The majority of the world spends the majority of its pay on food. North Americans and Europeans are something of an anomaly that way. I’ve already mentioned that inflation in China is on the rise, and when I left China, inflation was high – until they changed the proportions of goods in the grocery basket used to calculate inflation. In effect, inflation in China is a shell game: they don’t want the official number to be too high, so they change the make-up of the products it’s based on. The items they reduced in the basket: food. Sadly for the central government, the people know what’s going on, because they are spending most of their pay on just that. Salaries are going up to cover food price increases. Workers would not go back to the factories after the economic crisis for the same pay they worked for prior. Workers are desperate for enough cash to pay for food – and I’ve already argued that food determines the base price of the workforce. If the cost of food goes up, the cost of work goes up, and food-importing countries will be impacted more. This is one place where the First World worker has the advantage: we can absorb a price rise in food. Others cannot. In the long run, scarce food may start to make us more competitive than we currently are.
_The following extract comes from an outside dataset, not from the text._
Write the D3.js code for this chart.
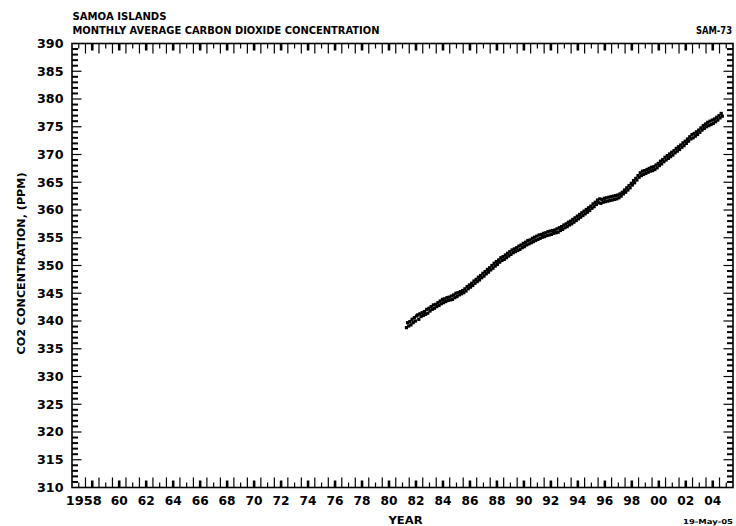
<!DOCTYPE html>
<html>
<head>
<meta charset="utf-8">
<script src="https://cdn.jsdelivr.net/npm/d3@7"></script>
<style>
  body { margin: 0; background: #fff; }
  svg { display: block; }
  text { font-family: "DejaVu Sans", "Liberation Sans", sans-serif; font-weight: bold; fill: #000; }
</style>
</head>
<body>
<svg id="chart" width="736" height="526"></svg>
<script>
// ---- chart text ----
const titleLines = ["SAMOA ISLANDS", "MONTHLY AVERAGE CARBON DIOXIDE CONCENTRATION"];
const stationCode = "SAM-73";
const runDate = "19-May-05";
const xTitle = "YEAR";
const yTitle = "CO2 CONCENTRATION, (PPM)";

// ---- axes ----
const yearDomain = [1957, 2006];
const ppmDomain = [310, 390];
const yearLabels = d3.range(1958, 2005, 2);      // labelled every second year
const ppmLabels = d3.range(310, 391, 5);

// ---- monthly averages, Oct 1981 .. Mar 2005 ----
const firstYear = 1981, firstMonth = 10;
const monthlyCO2 = [
  338.8, 339.7, 339.1,
  339.9, 339.3, 340.3, 339.7, 340.6, 340.0, 340.9, 341.1, 340.3, 341.3, 340.8, 341.5,
  341.0, 341.7, 341.2, 342.1, 341.4, 342.3, 341.8, 342.6, 342.1, 342.9, 342.3, 343.0,
  342.6, 343.3, 342.8, 343.6, 343.1, 343.9, 343.3, 344.0, 343.5, 344.2, 343.7, 344.3,
  343.8, 344.5, 343.9, 344.7, 344.2, 345.0, 344.4, 345.1, 344.7, 345.3, 344.9, 345.5,
  345.1, 345.8, 345.4, 346.2, 345.8, 346.5, 346.1, 346.8, 346.4, 347.2, 346.8, 347.5,
  347.1, 347.9, 347.4, 348.2, 347.8, 348.6, 348.1, 348.9, 348.5, 349.3, 348.8, 349.6,
  349.2, 350.0, 349.5, 350.4, 349.9, 350.7, 350.2, 351.0, 350.6, 351.4, 350.9, 351.6,
  351.1, 351.9, 351.4, 352.2, 351.7, 352.5, 352.0, 352.8, 352.3, 353.0, 352.5, 353.2,
  352.7, 353.5, 352.9, 353.7, 353.2, 354.0, 353.4, 354.2, 353.7, 354.5, 353.9, 354.6,
  354.1, 354.9, 354.3, 355.1, 354.5, 355.3, 354.7, 355.5, 354.9, 355.6, 355.1, 355.8,
  355.2, 355.9, 355.4, 356.1, 355.5, 356.2, 355.6, 356.3, 355.8, 356.4, 355.9, 356.6,
  356.0, 356.8, 356.3, 357.0, 356.5, 357.3, 356.8, 357.5, 357.0, 357.8, 357.3, 358.0,
  357.5, 358.3, 357.8, 358.6, 358.1, 358.9, 358.4, 359.2, 358.7, 359.5, 359.0, 359.8,
  359.3, 360.1, 359.6, 360.4, 359.9, 360.7, 360.3, 361.1, 360.6, 361.4, 361.0, 361.8,
  361.3, 362.0, 361.2, 361.9, 361.4, 362.1, 361.5, 362.2, 361.6, 362.3, 361.7, 362.4,
  361.8, 362.5, 361.9, 362.6, 362.0, 362.7, 362.2, 362.9, 362.5, 363.2, 362.9, 363.6,
  363.2, 364.0, 363.6, 364.4, 364.0, 364.8, 364.5, 365.3, 364.9, 365.7, 365.4, 366.2,
  365.9, 366.7, 366.2, 367.0, 366.4, 367.1, 366.6, 367.3, 366.8, 367.5, 367.0, 367.7,
  367.1, 367.8, 367.3, 368.1, 367.6, 368.4, 368.0, 368.8, 368.3, 369.1, 368.7, 369.5,
  369.0, 369.8, 369.3, 370.1, 369.6, 370.4, 369.9, 370.7, 370.3, 371.1, 370.6, 371.4,
  370.9, 371.7, 371.3, 372.1, 371.6, 372.4, 372.0, 372.8, 372.4, 373.2, 372.8, 373.6,
  373.0, 373.8, 373.3, 374.1, 373.6, 374.4, 374.0, 374.8, 374.4, 375.2, 374.7, 375.5,
  375.0, 375.8, 375.2, 376.0, 375.4, 376.2, 375.6, 376.4, 375.9, 376.7, 376.2, 377.0,
  376.6, 377.4, 376.9
];

// ---- layout ----
const frame = { left: 72, right: 733, top: 43.5, bottom: 487.5 };
const svg = d3.select("#chart");

const x = d3.scaleLinear().domain(yearDomain).range([frame.left, frame.right]);
const y = d3.scaleLinear().domain(ppmDomain).range([frame.bottom, frame.top]);

// ---- time-axis ticks: every half year, on bottom and top edges ----
const halfYears = d3.range(yearDomain[0] * 2 + 1, yearDomain[1] * 2).map(v => v / 2);
function yearTick(t) {
  if (Number.isInteger(t)) return { len: 10, w: 1.2 };           // year boundary
  if (Math.floor(t) % 2 === 0) return { len: 7, w: 2.6 };        // labelled year
  return { len: 5, w: 1.2 };
}
const tickG = svg.append("g").attr("stroke", "#000");
halfYears.forEach(t => {
  const s = yearTick(t), px = x(t);
  tickG.append("line").attr("x1", px).attr("x2", px)
    .attr("y1", frame.bottom).attr("y2", frame.bottom - s.len).attr("stroke-width", s.w);
  tickG.append("line").attr("x1", px).attr("x2", px)
    .attr("y1", frame.top).attr("y2", frame.top + s.len).attr("stroke-width", s.w);
});

// ---- concentration ticks: every 1 ppm, major every 5, on left and right edges ----
d3.range(ppmDomain[0] + 1, ppmDomain[1]).forEach(v => {
  const major = v % 5 === 0;
  const len = major ? 9.5 : 6, w = major ? 1.2 : 2;
  const py = y(v);
  tickG.append("line").attr("x1", frame.left).attr("x2", frame.left + len)
    .attr("y1", py).attr("y2", py).attr("stroke-width", w);
  tickG.append("line").attr("x1", frame.right).attr("x2", frame.right - len)
    .attr("y1", py).attr("y2", py).attr("stroke-width", w);
});

// ---- frame ----
svg.append("rect")
  .attr("x", frame.left).attr("y", frame.top)
  .attr("width", frame.right - frame.left).attr("height", frame.bottom - frame.top)
  .attr("fill", "none").attr("stroke", "#000").attr("stroke-width", 1.6);

// ---- tick labels ----
svg.append("g").selectAll("text").data(ppmLabels).join("text")
  .attr("x", 63.5).attr("y", d => y(d) + 4.3)
  .attr("text-anchor", "end")
  .attr("font-size", 11.5)
  .attr("textLength", 26.5).attr("lengthAdjust", "spacingAndGlyphs")
  .text(d => d);

svg.append("g").selectAll("text").data(yearLabels).join("text")
  .attr("x", (d, i) => i === 0 ? x(d + 0.5) + 9.5 : x(d + 0.5))
  .attr("y", 505)
  .attr("text-anchor", (d, i) => i === 0 ? "end" : "middle")
  .attr("font-size", 11.5)
  .attr("textLength", (d, i) => i === 0 ? 36 : 17).attr("lengthAdjust", "spacingAndGlyphs")
  .text((d, i) => i === 0 ? String(d) : String(d % 100).padStart(2, "0"));

// ---- titles ----
svg.append("text").attr("x", 72.5).attr("y", 19.5).attr("font-size", 9.6)
  .attr("textLength", 94).attr("lengthAdjust", "spacingAndGlyphs").text(titleLines[0]);
svg.append("text").attr("x", 72.5).attr("y", 33.5).attr("font-size", 9.6)
  .attr("textLength", 307).attr("lengthAdjust", "spacingAndGlyphs").text(titleLines[1]);
svg.append("text").attr("x", 732).attr("y", 33.5).attr("font-size", 9.6)
  .attr("text-anchor", "end")
  .attr("textLength", 36).attr("lengthAdjust", "spacingAndGlyphs").text(stationCode);

svg.append("text").attr("x", (frame.left + frame.right) / 2 + 3).attr("y", 524)
  .attr("text-anchor", "middle").attr("font-size", 10)
  .attr("textLength", 34).attr("lengthAdjust", "spacingAndGlyphs").text(xTitle);

svg.append("text").attr("x", 733).attr("y", 523.5)
  .attr("text-anchor", "end").attr("font-size", 6.8)
  .attr("textLength", 50).attr("lengthAdjust", "spacingAndGlyphs").text(runDate);

svg.append("text")
  .attr("transform", `translate(25,${(frame.top + frame.bottom) / 2 - 2}) rotate(-90)`)
  .attr("text-anchor", "middle").attr("font-size", 10.5)
  .attr("textLength", 182).attr("lengthAdjust", "spacingAndGlyphs").text(yTitle);

// ---- monthly points ----
const points = monthlyCO2.map((v, i) => {
  const m = firstMonth - 1 + i;
  return { t: firstYear + Math.floor(m / 12) + ((m % 12) + 0.5) / 12, v };
});
svg.append("g").selectAll("rect").data(points).join("rect")
  .attr("x", d => x(d.t) - 1.6).attr("y", d => y(d.v) - 1.6)
  .attr("width", 3.2).attr("height", 3.2)
  .attr("fill", "#000");
</script>
</body>
</html>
Trade Imbalances Will Shift and Potentially Reverse (eventually)

The Chinese have a long memory, and the Opium War is almost a current event on the time scale of that ancient civilization. To oversimplify the reasons China and England became embroiled in this one-sided conflict, we can say that there was a massive trade imbalance between the two countries. In effect, China grew tea and England bought it for gold. The natural problem being that tea can keep growing forever and gold is finite. In order to reverse the flow of bullion, England started assisting opium dealers in trading a different plant product for precious metals. This made the Chinese angry, and they started burning things. That gave the British the opportunity to go in and blow things up, and make the Chinese take the opium – illegal or no. To sum up, trade imbalances make people touchy. Currently, the Chinese hold a trade imbalance against the US which – to a degree – works in both nations’ favour. The Chinese are building an enormous pile of US dollars (not having learned anything from the Opium War, I suppose), and the US gets cheap goods and an endless supply of loans. Once food becomes more expensive, however, the flow of those dollars will slow. This will not require gunboat diplomacy, drug running, or any other kind of shenanigans. It will occur naturally as a consequence of more expensive staples. While there will be volatility in the staples market as the US and Russia have alternating bumper/poor crops (this hurts only the farmers, though – everyone else is more or less unscathed, but farmers start killing themselves when prices do this), eventually the average price of staples will rise. China will be unable to increase its own internal staple production to meet its needs due to overuse of chemicals, lack of groundwater, and desertification. With the relaxing of restrictions on domicile imposed by the hukou system, farmers will start moving to the city in droves. Who once were productive farmers will become consumers in the food system, and leaving large tracts of land to be turned into real estate deserts. I contend China’s food production will never rise in a meaningful way unless a miracle happens and they all of a sudden have a Green Leap Forward. Not bloody likely, but I remain open to serendipity.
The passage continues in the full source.